NEW BULK ROCK GEOCHEMICAL DATA FOR <10 MA VOLCANISM IN JACKSON HOLE AND THE UPPER WIND RIVER BASIN, WY: COMPARATIVE GEOCHEMISTRY TO SNAKE RIVER PLAIN –YELLOWSTONE BASALTS AND PETROGENETIC IMPLICATIONS


KARRASCH, Alexander1, BRUESEKE, Matthew1 and ADAMS, David C.2, (1)Department of Geology, Kansas State Univ, 108 Thompson Hall, Manhattan, KS 66506, (2)Box 155, Teton Village, WY 83025

The Upper Wind River Basin (UWRB) and Jackson Hole (JH) volcanic fields, WY host <10 Ma monogenetic volcanoes and intrusions. The timing and distribution of this magmatism corresponds to uplift and thermal input associated with the migration of North America over the Snake River Plain-Yellowstone (SRPY) hotspot. Consequently, magmatism in the UWRB and JH could represent off-axis, out-of-sequence hotspot magmatism; magmatism that does not follow the linear, time-transgressive pattern associated with hotspots, but are still associated with a hotspot structurally, thermally, or petrogenetically. We use “hotspot” here to reflect a mantle upwelling and melt anomaly, regardless of depth of origin. We are investigating the relationships between this small volume magmatism, the Wyoming craton, and the SRPY. New bulk rock geochemical data from Shadow Mountain and Flat Creek (JH) and Pinnacles Butte, Norton Point, and Havely Rock Garden (UWRB) show compositions that include basalts, basaltic andesites, trachyandesites, andesites, and a dacite. All samples are calc-alkaline. Ni concentrations in these rocks range from 12-271 ppm and Cr ranges from 13-537 ppm and are similar to other UWRB volcanoes. Compared to SRPY basalts, these rocks also show a similar range of Ni and Cr values, though the UWRB rocks generally have higher SiO2 contents (49-66 wt%). Additionally, samples from Norton and Havely have high Mg#’s (64-71), and elevated K2O (2.94-4.23 wt%), relative to SRPY basalts, despite their more evolved compositions.
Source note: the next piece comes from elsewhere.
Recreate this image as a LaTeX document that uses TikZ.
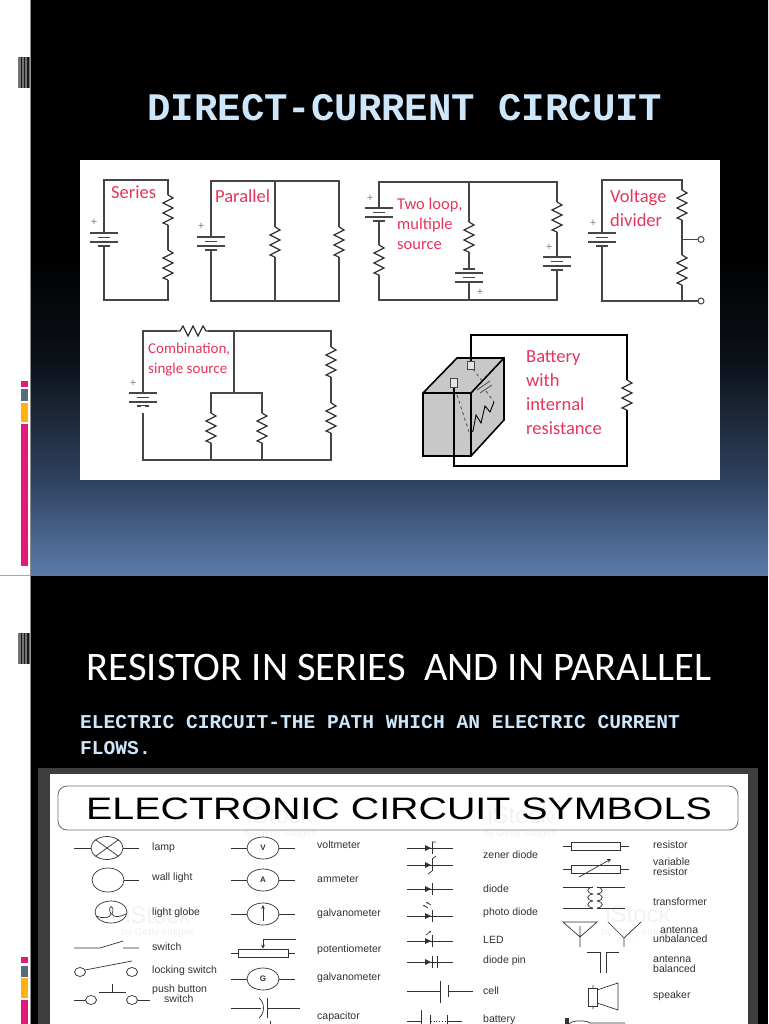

These Mg#’s are also significantly higher than other UWRB volcanoes, with the exception of Spring Mountain, which has Mg# ~70. The high Ni, Cr, and Mg#’s suggest that these magmas are relatively primary. All of these new UWRB samples also fit into two distinct Ba enrichment arrays. Ba/Nd vs. Nd reveals an array of samples with Ba enrichment with little change in Nd and an array with little change in Ba but increasing Nd. The former could represent decreasing degrees of lithospheric partial melting while the latter could be enriched in Ba through asthenosphere melts assimilating metasomatized material. This data suggests that volcanism in the UWRB and JH could reflect partial melting of subcontinental lithospheric mantle or asthenosphere melts assimilating phlogopite-rich metasomatized lithosphere.